Beth Hamedrash Hagadol Development Site Gets Going with $162M Loan

Photo: Dattner Architects
The controversial, two-towered development slated to top the hallowed grounds of Beth Hamedrash Hagadol is set to proceed, thanks to a multimillion-dollar construction loan.
The Gotham Organization and Goldman Sachs Urban Investment Group joint venture behind the project just nabbed $162.4 million in debt from Wells Fargo and US Bank to move forward. Together with the construction loan, the project realized a $235 million capitalization, according to the Commercial Observer.
Earlier this year, Dattner Architects filed paperwork to construct the two-tower development known as GO Broome, which sits adjacent to the wall of glassworks that is Essex Crossing. The filing came weeks after City Council approved the rezoning of this parcel to accommodate such a large mass of real estate. Then, in July, the Landmarks Preservation Commission rescinded landmark status of the demolished synagogue site.
Co-developed by Chinese-American Planning Council nonprofit and the Gotham Organization, the project is composed of nearly 520,000 square-feet, spread across 488 apartments, commercial retail, and community facilities. Of the residential tally, 209 residences are earmarked affordable housing (115 for seniors). There is also a 4,000 square-foot commercial condo for Beth Hamedrash Hagodol.
Thanks to this loan, the first to commence construction is 55 Suffolk Street. It’s a thirty-story beast with 378 apartments, one-quarter of which are considered “permanently affordable.” The adjoining affordable development at 64 Norfolk Street is slated to follow sometime in Spring 2021.

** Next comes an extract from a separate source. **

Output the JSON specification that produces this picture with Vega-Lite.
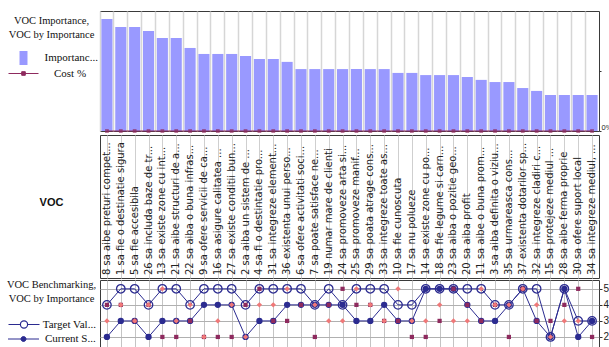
{
  "$schema": "https://vega.github.io/schema/vega-lite/v6.json",
  "padding": {"left": 6, "top": 10, "right": 0, "bottom": 0},
  "background": "white",
  "config": {
    "view": {"stroke": "#3a3a3a", "strokeWidth": 1},
    "concat": {"spacing": 0},
    "font": "Liberation Sans"
  },
  "datasets": {
    "voc": [
      {"voc": "8 sa aibe preturi compet...", "imp": 4.67, "cost": 0, "target": 4, "current": 2, "p": 4, "s": 3},
      {"voc": "1 sa fie o destinatie sigura", "imp": 4.33, "cost": 0, "target": 5, "current": 3, "p": 4, "s": 4},
      {"voc": "5 sa fie accesibila", "imp": 4.33, "cost": 0, "target": 5, "current": 3, "p": 3, "s": 3},
      {"voc": "26 sa includa baze de tr...", "imp": 4.17, "cost": 0, "target": 4, "current": 2, "p": 4, "s": 4},
      {"voc": "13 sa existe zone cu int...", "imp": 3.88, "cost": 0, "target": 5, "current": 3, "p": 2, "s": 5},
      {"voc": "21 sa aibe structuri de a...", "imp": 3.88, "cost": 0, "target": 5, "current": 3, "p": 2, "s": 3},
      {"voc": "22 sa aiba o buna infras...", "imp": 3.46, "cost": 0, "target": 4, "current": 3, "p": 3, "s": 4},
      {"voc": "9 sa ofere servicii de ca...", "imp": 3.21, "cost": 0, "target": 5, "current": 4, "p": 2, "s": 2},
      {"voc": "16 sa asigure calitatea ...", "imp": 3.21, "cost": 0, "target": 5, "current": 4, "p": 2, "s": 3},
      {"voc": "27 sa existe conditii bun...", "imp": 3.21, "cost": 0, "target": 5, "current": 4, "p": 2, "s": 4},
      {"voc": "2 sa aiba un sistem de ...", "imp": 3.13, "cost": 0, "target": 4, "current": 2, "p": 4, "s": 2},
      {"voc": "4 sa fi o destintatie pro...", "imp": 3.0, "cost": 0, "target": 5, "current": 3, "p": 5, "s": 4},
      {"voc": "31 sa integreze element...", "imp": 3.0, "cost": 0, "target": 5, "current": 3, "p": 3, "s": 4},
      {"voc": "36 existenta unui perso...", "imp": 2.88, "cost": 0, "target": 5, "current": 4, "p": 3, "s": 5},
      {"voc": "6 sa ofere activitati soci...", "imp": 2.58, "cost": 0, "target": 5, "current": 4, "p": 4, "s": 1},
      {"voc": "7 sa poate satisface ne...", "imp": 2.58, "cost": 0, "target": 4, "current": 4, "p": 2, "s": 4},
      {"voc": "19 numar mare de clienti", "imp": 2.58, "cost": 0, "target": 5, "current": 4, "p": 4, "s": 3},
      {"voc": "24 sa promoveze arta si...", "imp": 2.58, "cost": 0, "target": 4, "current": 4, "p": 5, "s": 3},
      {"voc": "25 sa promoveze manif...", "imp": 2.58, "cost": 0, "target": 5, "current": 3, "p": 4, "s": 5},
      {"voc": "29 sa poata atrage cons...", "imp": 2.58, "cost": 0, "target": 5, "current": 3, "p": 4, "s": 4},
      {"voc": "33 sa integreze toate as...", "imp": 2.58, "cost": 0, "target": 5, "current": 4, "p": 3, "s": 3},
      {"voc": "10 sa fie cunoscuta", "imp": 2.42, "cost": 0, "target": 4, "current": 3, "p": 3, "s": 5},
      {"voc": "17 sa nu polueze", "imp": 2.42, "cost": 0, "target": 4, "current": 3, "p": 2, "s": 3},
      {"voc": "14 sa existe zone cu po...", "imp": 2.33, "cost": 0, "target": 5, "current": 5, "p": 2, "s": 3},
      {"voc": "18 sa fie legume si carn...", "imp": 2.33, "cost": 0, "target": 5, "current": 5, "p": 3, "s": 4},
      {"voc": "23 sa aiba o pozitie geo...", "imp": 2.33, "cost": 0, "target": 5, "current": 5, "p": 5, "s": 3},
      {"voc": "20 sa aiba profit", "imp": 2.25, "cost": 0, "target": 5, "current": 4, "p": 4, "s": 3},
      {"voc": "11 sa aibe o buna prom...", "imp": 2.13, "cost": 0, "target": 5, "current": 3, "p": 3, "s": 5},
      {"voc": "3 sa aiba definita o viziu...", "imp": 2.04, "cost": 0, "target": 4, "current": 3, "p": 4, "s": 4},
      {"voc": "35 sa urmareasca cons...", "imp": 2.04, "cost": 0, "target": 4, "current": 4, "p": 2, "s": 4},
      {"voc": "37 existenta dotarilor sp...", "imp": 1.79, "cost": 0, "target": 5, "current": 5, "p": 5, "s": 5},
      {"voc": "32 sa integreze cladiri c...", "imp": 1.67, "cost": 0, "target": 5, "current": 3, "p": 3, "s": 4},
      {"voc": "15 sa protejeze mediul ...", "imp": 1.5, "cost": 0, "target": 2, "current": 2, "p": 3, "s": 2},
      {"voc": "28 sa aibe ferma proprie", "imp": 1.5, "cost": 0, "target": 5, "current": 5, "p": 4, "s": 3},
      {"voc": "30 sa ofere suport local", "imp": 1.5, "cost": 0, "target": 3, "current": 2, "p": 5, "s": 3},
      {"voc": "34 sa integreze mediul, ...", "imp": 1.5, "cost": 0, "target": 3, "current": 3, "p": 2, "s": null}
    ]
  },
  "spacing": 0,
  "resolve": {"scale": {"fill": "independent", "stroke": "independent"}, "legend": {"fill": "independent", "stroke": "independent"}},
  "hconcat": [
    {
      "spacing": 0,
      "resolve": {"scale": {"fill": "independent", "stroke": "independent"}, "legend": {"fill": "independent", "stroke": "independent"}},
      "vconcat": [
        {
          "width": 91, "height": 33,
          "data": {"values": [{"t": "VOC Importance,\nVOC by Importance"}]},
          "mark": {"type": "text", "lineBreak": "\n", "font": "Liberation Sans Narrow", "fontSize": 10.5, "color": "#111", "lineHeight": 14, "dy": -7},
          "encoding": {"text": {"field": "t"}}
        },
        {
          "width": 91, "height": 87,
          "data": {"values": []},
          "layer": [
            {
              "mark": {"type": "point", "filled": true},
              "encoding": {
                "fill": {"datum": "Importanc...", "scale": {"range": ["#9999ff"]},
                         "legend": {"orient": "none", "legendX": 10.5, "legendY": 7, "title": null, "padding": 0,
                                    "symbolType": "M-0.57,-1H0.57V1H-0.57Z", "symbolSize": 196, "symbolStrokeWidth": 0, "symbolOpacity": 1,
                                    "labelOffset": 14, "labelFont": "Liberation Sans Narrow", "labelFontSize": 11, "labelColor": "#111"}}
              }
            },
            {
              "mark": {"type": "point", "filled": true, "color": "#8e2a5e"},
              "encoding": {
                "stroke": {"datum": "Cost %", "scale": {"range": ["#8e2a5e"]},
                           "legend": {"orient": "none", "legendX": 2, "legendY": 14, "title": null, "padding": 0,
                                      "symbolType": "M-1,0H1M-0.12,-0.12H0.12V0.12H-0.12Z", "symbolSize": 900, "symbolStrokeWidth": 1,
                                      "symbolFillColor": "#8e2a5e", "symbolOpacity": 1,
                                      "labelOffset": 15, "labelFont": "Liberation Sans Narrow", "labelFontSize": 11, "labelColor": "#111"}}
              }
            }
          ]
        },
        {
          "width": 91, "height": 143,
          "data": {"values": [{"t": "VOC"}]},
          "mark": {"type": "text", "font": "Liberation Sans", "fontWeight": "bold", "fontSize": 11, "color": "#111"},
          "encoding": {"text": {"field": "t"}}
        },
        {
          "width": 91, "height": 36,
          "data": {"values": [{"t": "VOC Benchmarking,\nVOC by Importance"}]},
          "mark": {"type": "text", "lineBreak": "\n", "font": "Liberation Sans Narrow", "fontSize": 10.5, "color": "#111", "lineHeight": 14, "dy": -7},
          "encoding": {"text": {"field": "t"}}
        },
        {
          "width": 91, "height": 37,
          "data": {"values": []},
          "layer": [
            {
              "mark": {"type": "point", "filled": false},
              "encoding": {
                "stroke": {"datum": "Target Val...", "scale": {"range": ["#2b2b90"]},
                           "legend": {"orient": "none", "legendX": 12, "legendY": 8.5, "title": null, "padding": 0,
                                      "symbolType": "M-3.1,0H-0.72M0.72,0H3.1M0.72,0A0.72,0.72 0 1,1 -0.72,0A0.72,0.72 0 1,1 0.72,0Z",
                                      "symbolSize": 100, "symbolStrokeWidth": 1.2, "symbolFillColor": "white", "symbolOpacity": 1,
                                      "labelOffset": 12.7, "labelFont": "Liberation Sans Narrow", "labelFontSize": 11, "labelColor": "#111"}}
              }
            },
            {
              "mark": {"type": "point", "filled": true},
              "encoding": {
                "fill": {"datum": "Current S...", "scale": {"range": ["#2b2b90"]},
                         "legend": {"orient": "none", "legendX": 12, "legendY": 23.5, "title": null, "padding": 0,
                                    "symbolType": "M-3.1,0H3.1M0.5,0A0.5,0.5 0 1,1 -0.5,0A0.5,0.5 0 1,1 0.5,0Z",
                                    "symbolSize": 100, "symbolStrokeWidth": 1, "symbolStrokeColor": "#2b2b90", "symbolOpacity": 1,
                                    "labelOffset": 16, "labelFont": "Liberation Sans Narrow", "labelFontSize": 11, "labelColor": "#111"}}
              }
            }
          ]
        }
      ]
    },
    {
      "spacing": 0,
      "vconcat": [
        {
          "width": 499, "height": 120,
          "data": {"name": "voc"},
          "encoding": {
            "x": {"field": "voc", "type": "nominal", "sort": null, "scale": {"paddingInner": 0, "paddingOuter": 0},
                  "axis": {"title": null, "labels": false, "ticks": false, "domain": false, "grid": true, "bandPosition": 0, "gridColor": "#d6d6d6", "gridWidth": 1.5}}
          },
          "layer": [
            {
              "mark": {"type": "bar", "width": {"band": 0.8}, "color": "#9999ff"},
              "encoding": {
                "y": {"field": "imp", "type": "quantitative", "scale": {"domain": [0, 5]}, "axis": null}
              }
            },
            {
              "encoding": {
                "y": {"field": "cost", "type": "quantitative", "scale": {"domain": [0, 1]},
                      "axis": {"orient": "right", "values": [0, 0.5], "labelExpr": "datum.value == 0 ? '0%' : ''", "labelFlush": true, "title": null, "grid": false, "domain": false, "tickSize": 2, "tickColor": "#333", "labelPadding": 0, "labelFontSize": 7.5, "labelColor": "#222"}}
              },
              "layer": [
                {"mark": {"type": "line", "strokeWidth": 1, "color": "#8e2a5e"}},
                {"mark": {"type": "point", "shape": "square", "filled": true, "size": 14, "color": "#8e2a5e"}}
              ]
            }
          ],
          "resolve": {"scale": {"y": "independent"}}
        },
        {
          "width": 499, "height": 143,
          "data": {"name": "voc"},
          "mark": {"type": "text", "angle": 270, "align": "left", "baseline": "middle", "dx": 3, "font": "DejaVu Sans", "fontSize": 10, "color": "#222"},
          "encoding": {
            "x": {"field": "voc", "type": "nominal", "sort": null, "scale": {"paddingInner": 0, "paddingOuter": 0},
                  "axis": {"title": null, "labels": false, "ticks": false, "domain": false, "grid": true, "bandPosition": 0, "gridColor": "#cfcfcf", "gridWidth": 1}},
            "y": {"datum": 0, "type": "quantitative", "scale": {"domain": [0, 1]}, "axis": null},
            "text": {"field": "voc"}
          }
        },
        {
          "width": 499, "height": 73,
          "data": {"name": "voc"},
          "encoding": {
            "x": {"field": "voc", "type": "nominal", "sort": null, "scale": {"paddingInner": 0, "paddingOuter": 0},
                  "axis": {"title": null, "labels": false, "ticks": false, "domain": false, "grid": true, "bandPosition": 0, "gridColor": "#c4c4c4", "gridWidth": 1}}
          },
          "layer": [
            {
              "mark": {"type": "line", "strokeWidth": 1, "color": "#2b2b90"},
              "encoding": {
                "y": {"field": "target", "type": "quantitative", "scale": {"domain": [1, 5.55], "nice": false, "zero": false},
                      "axis": {"orient": "right", "values": [2, 3, 4, 5], "title": null, "grid": true, "gridColor": "#b0b0b0", "domain": false, "tickSize": 3, "tickColor": "#333", "labelPadding": 1, "labelFontSize": 10, "labelColor": "#222"}}
              }
            },
            {
              "mark": {"type": "line", "strokeWidth": 1, "color": "#2b2b90"},
              "encoding": {
                "y": {"field": "current", "type": "quantitative", "scale": {"domain": [1, 5.55], "nice": false, "zero": false},
                      "axis": {"orient": "right", "values": [2, 3, 4, 5], "title": null, "grid": true, "gridColor": "#b0b0b0", "domain": false, "tickSize": 3, "tickColor": "#333", "labelPadding": 1, "labelFontSize": 10, "labelColor": "#222"}}
              }
            },
            {
              "mark": {"type": "point", "shape": "circle", "filled": true, "size": 40, "strokeWidth": 0, "color": "#2b2b90", "opacity": 1},
              "encoding": {
                "y": {"field": "current", "type": "quantitative", "scale": {"domain": [1, 5.55], "nice": false, "zero": false},
                      "axis": {"orient": "right", "values": [2, 3, 4, 5], "title": null, "grid": true, "gridColor": "#b0b0b0", "domain": false, "tickSize": 3, "tickColor": "#333", "labelPadding": 1, "labelFontSize": 10, "labelColor": "#222"}}
              }
            },
            {
              "mark": {"type": "point", "shape": "circle", "filled": false, "size": 72, "strokeWidth": 1.3, "color": "#2b2b90", "opacity": 1},
              "encoding": {
                "y": {"field": "target", "type": "quantitative", "scale": {"domain": [1, 5.55], "nice": false, "zero": false},
                      "axis": {"orient": "right", "values": [2, 3, 4, 5], "title": null, "grid": true, "gridColor": "#b0b0b0", "domain": false, "tickSize": 3, "tickColor": "#333", "labelPadding": 1, "labelFontSize": 10, "labelColor": "#222"}}
              }
            },
            {
              "mark": {"type": "point", "shape": "square", "filled": true, "size": 18, "color": "#8e2a5e", "opacity": 1},
              "encoding": {
                "y": {"field": "p", "type": "quantitative", "scale": {"domain": [1, 5.55], "nice": false, "zero": false},
                      "axis": {"orient": "right", "values": [2, 3, 4, 5], "title": null, "grid": true, "gridColor": "#b0b0b0", "domain": false, "tickSize": 3, "tickColor": "#333", "labelPadding": 1, "labelFontSize": 10, "labelColor": "#222"}}
              }
            },
            {
              "mark": {"type": "point", "shape": "diamond", "filled": true, "size": 28, "color": "#f07878", "opacity": 1},
              "encoding": {
                "y": {"field": "s", "type": "quantitative", "scale": {"domain": [1, 5.55], "nice": false, "zero": false},
                      "axis": {"orient": "right", "values": [2, 3, 4, 5], "title": null, "grid": true, "gridColor": "#b0b0b0", "domain": false, "tickSize": 3, "tickColor": "#333", "labelPadding": 1, "labelFontSize": 10, "labelColor": "#222"}}
              }
            }
          ]
        }
      ]
    }
  ]
}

Beth Hamedrash Hagodol was the first American congregation established by immigrants from the Russian Empire, and was the oldest Russian Orthodox house of worship in the country. The historic Gothic Revival structure it occupied was built in 1850 as a Baptist church and purchased by the shul in 1885 for $45,000 (about $1.2 million today). In its 1967 landmark designation, the LPC found that “Beth Hamedrash Hagadol Synagogue has a special character, special historical and aesthetic interest, and value as part of the development, heritage and cultural characteristics of New York City.”

After the fire, May 2017
In May 2017, a teenaged arsonist torched the landmark. The three-alarm fire was nearly absolute in its destruction, leaving behind one tower and a mountain of rubble. (It took another two years, and the death of a construction worker, for cleanup to complete.)